[Figure scripts]

⟨

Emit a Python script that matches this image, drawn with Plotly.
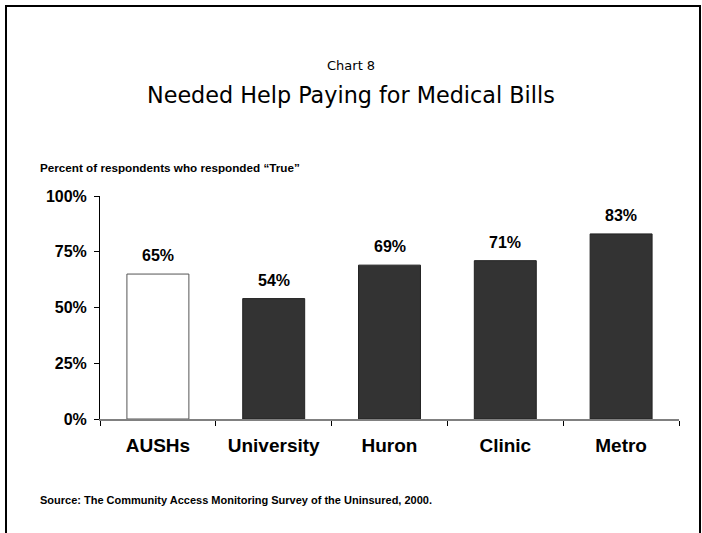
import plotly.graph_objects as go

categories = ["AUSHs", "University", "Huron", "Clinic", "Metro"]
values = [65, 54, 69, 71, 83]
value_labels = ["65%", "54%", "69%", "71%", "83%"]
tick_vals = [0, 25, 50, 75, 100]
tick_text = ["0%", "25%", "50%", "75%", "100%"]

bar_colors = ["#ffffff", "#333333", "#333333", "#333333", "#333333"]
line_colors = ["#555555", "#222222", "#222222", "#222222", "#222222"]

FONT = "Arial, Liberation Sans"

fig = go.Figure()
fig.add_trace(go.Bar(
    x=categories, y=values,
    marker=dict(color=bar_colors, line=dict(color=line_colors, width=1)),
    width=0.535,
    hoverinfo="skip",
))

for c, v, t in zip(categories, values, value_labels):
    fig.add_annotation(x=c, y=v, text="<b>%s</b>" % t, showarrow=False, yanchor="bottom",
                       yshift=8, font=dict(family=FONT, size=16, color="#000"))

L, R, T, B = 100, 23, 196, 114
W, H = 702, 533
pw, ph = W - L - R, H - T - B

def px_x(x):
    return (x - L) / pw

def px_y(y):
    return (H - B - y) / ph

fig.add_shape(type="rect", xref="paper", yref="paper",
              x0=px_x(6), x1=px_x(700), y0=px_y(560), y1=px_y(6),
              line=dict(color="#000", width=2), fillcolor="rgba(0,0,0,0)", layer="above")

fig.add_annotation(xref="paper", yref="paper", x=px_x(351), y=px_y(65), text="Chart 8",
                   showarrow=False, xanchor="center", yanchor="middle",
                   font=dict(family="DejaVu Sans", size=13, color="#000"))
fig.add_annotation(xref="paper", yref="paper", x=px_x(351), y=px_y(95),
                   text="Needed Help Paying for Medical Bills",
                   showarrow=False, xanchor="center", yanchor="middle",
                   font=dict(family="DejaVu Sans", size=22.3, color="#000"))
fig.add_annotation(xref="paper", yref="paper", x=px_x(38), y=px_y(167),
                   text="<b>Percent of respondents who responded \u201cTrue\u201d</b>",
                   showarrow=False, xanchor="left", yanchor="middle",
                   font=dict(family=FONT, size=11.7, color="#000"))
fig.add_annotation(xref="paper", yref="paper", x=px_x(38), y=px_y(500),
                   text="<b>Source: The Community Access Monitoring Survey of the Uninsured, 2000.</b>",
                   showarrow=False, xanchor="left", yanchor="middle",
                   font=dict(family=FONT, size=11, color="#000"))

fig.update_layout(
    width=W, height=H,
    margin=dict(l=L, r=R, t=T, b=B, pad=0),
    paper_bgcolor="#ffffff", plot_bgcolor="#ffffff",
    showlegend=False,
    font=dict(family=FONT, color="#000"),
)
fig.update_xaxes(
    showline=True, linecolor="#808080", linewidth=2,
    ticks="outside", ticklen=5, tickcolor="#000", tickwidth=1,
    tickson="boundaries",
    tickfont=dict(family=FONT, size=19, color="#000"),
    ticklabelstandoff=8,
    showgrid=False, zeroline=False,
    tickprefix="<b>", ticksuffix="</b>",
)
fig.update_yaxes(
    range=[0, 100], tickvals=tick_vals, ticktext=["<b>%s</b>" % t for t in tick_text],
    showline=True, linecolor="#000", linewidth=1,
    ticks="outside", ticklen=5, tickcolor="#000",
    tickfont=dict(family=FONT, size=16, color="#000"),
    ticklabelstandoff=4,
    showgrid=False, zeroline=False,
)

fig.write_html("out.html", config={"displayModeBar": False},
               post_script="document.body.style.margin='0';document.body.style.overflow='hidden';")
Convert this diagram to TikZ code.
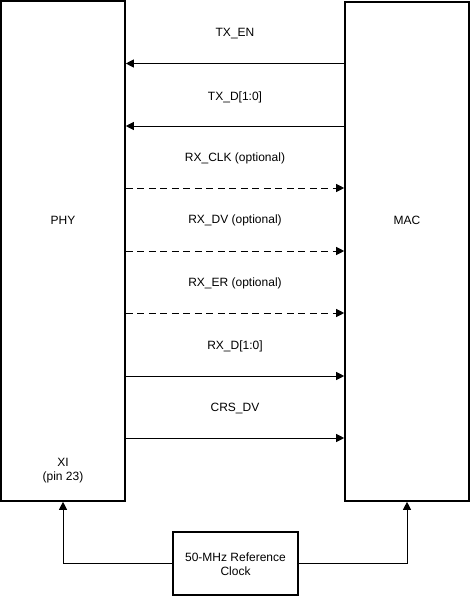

⟩

» TASK OBJECTIVE
The records above need to be restated word for word, with the pictures left out.

» RESPONSE
Emit a Python script that matches this image, drawn with Plotly.
import plotly.graph_objects as go

categories = ["AUSHs", "University", "Huron", "Clinic", "Metro"]
values = [65, 54, 69, 71, 83]
value_labels = ["65%", "54%", "69%", "71%", "83%"]
tick_vals = [0, 25, 50, 75, 100]
tick_text = ["0%", "25%", "50%", "75%", "100%"]

bar_colors = ["#ffffff", "#333333", "#333333", "#333333", "#333333"]
line_colors = ["#555555", "#222222", "#222222", "#222222", "#222222"]

FONT = "Arial, Liberation Sans"

fig = go.Figure()
fig.add_trace(go.Bar(
    x=categories, y=values,
    marker=dict(color=bar_colors, line=dict(color=line_colors, width=1)),
    width=0.535,
    hoverinfo="skip",
))

for c, v, t in zip(categories, values, value_labels):
    fig.add_annotation(x=c, y=v, text="<b>%s</b>" % t, showarrow=False, yanchor="bottom",
                       yshift=8, font=dict(family=FONT, size=16, color="#000"))

L, R, T, B = 100, 23, 196, 114
W, H = 702, 533
pw, ph = W - L - R, H - T - B

def px_x(x):
    return (x - L) / pw

def px_y(y):
    return (H - B - y) / ph

fig.add_shape(type="rect", xref="paper", yref="paper",
              x0=px_x(6), x1=px_x(700), y0=px_y(560), y1=px_y(6),
              line=dict(color="#000", width=2), fillcolor="rgba(0,0,0,0)", layer="above")

fig.add_annotation(xref="paper", yref="paper", x=px_x(351), y=px_y(65), text="Chart 8",
                   showarrow=False, xanchor="center", yanchor="middle",
                   font=dict(family="DejaVu Sans", size=13, color="#000"))
fig.add_annotation(xref="paper", yref="paper", x=px_x(351), y=px_y(95),
                   text="Needed Help Paying for Medical Bills",
                   showarrow=False, xanchor="center", yanchor="middle",
                   font=dict(family="DejaVu Sans", size=22.3, color="#000"))
fig.add_annotation(xref="paper", yref="paper", x=px_x(38), y=px_y(167),
                   text="<b>Percent of respondents who responded \u201cTrue\u201d</b>",
                   showarrow=False, xanchor="left", yanchor="middle",
                   font=dict(family=FONT, size=11.7, color="#000"))
fig.add_annotation(xref="paper", yref="paper", x=px_x(38), y=px_y(500),
                   text="<b>Source: The Community Access Monitoring Survey of the Uninsured, 2000.</b>",
                   showarrow=False, xanchor="left", yanchor="middle",
                   font=dict(family=FONT, size=11, color="#000"))

fig.update_layout(
    width=W, height=H,
    margin=dict(l=L, r=R, t=T, b=B, pad=0),
    paper_bgcolor="#ffffff", plot_bgcolor="#ffffff",
    showlegend=False,
    font=dict(family=FONT, color="#000"),
)
fig.update_xaxes(
    showline=True, linecolor="#808080", linewidth=2,
    ticks="outside", ticklen=5, tickcolor="#000", tickwidth=1,
    tickson="boundaries",
    tickfont=dict(family=FONT, size=19, color="#000"),
    ticklabelstandoff=8,
    showgrid=False, zeroline=False,
    tickprefix="<b>", ticksuffix="</b>",
)
fig.update_yaxes(
    range=[0, 100], tickvals=tick_vals, ticktext=["<b>%s</b>" % t for t in tick_text],
    showline=True, linecolor="#000", linewidth=1,
    ticks="outside", ticklen=5, tickcolor="#000",
    tickfont=dict(family=FONT, size=16, color="#000"),
    ticklabelstandoff=4,
    showgrid=False, zeroline=False,
)

fig.write_html("out.html", config={"displayModeBar": False},
               post_script="document.body.style.margin='0';document.body.style.overflow='hidden';")
Convert this diagram to TikZ code.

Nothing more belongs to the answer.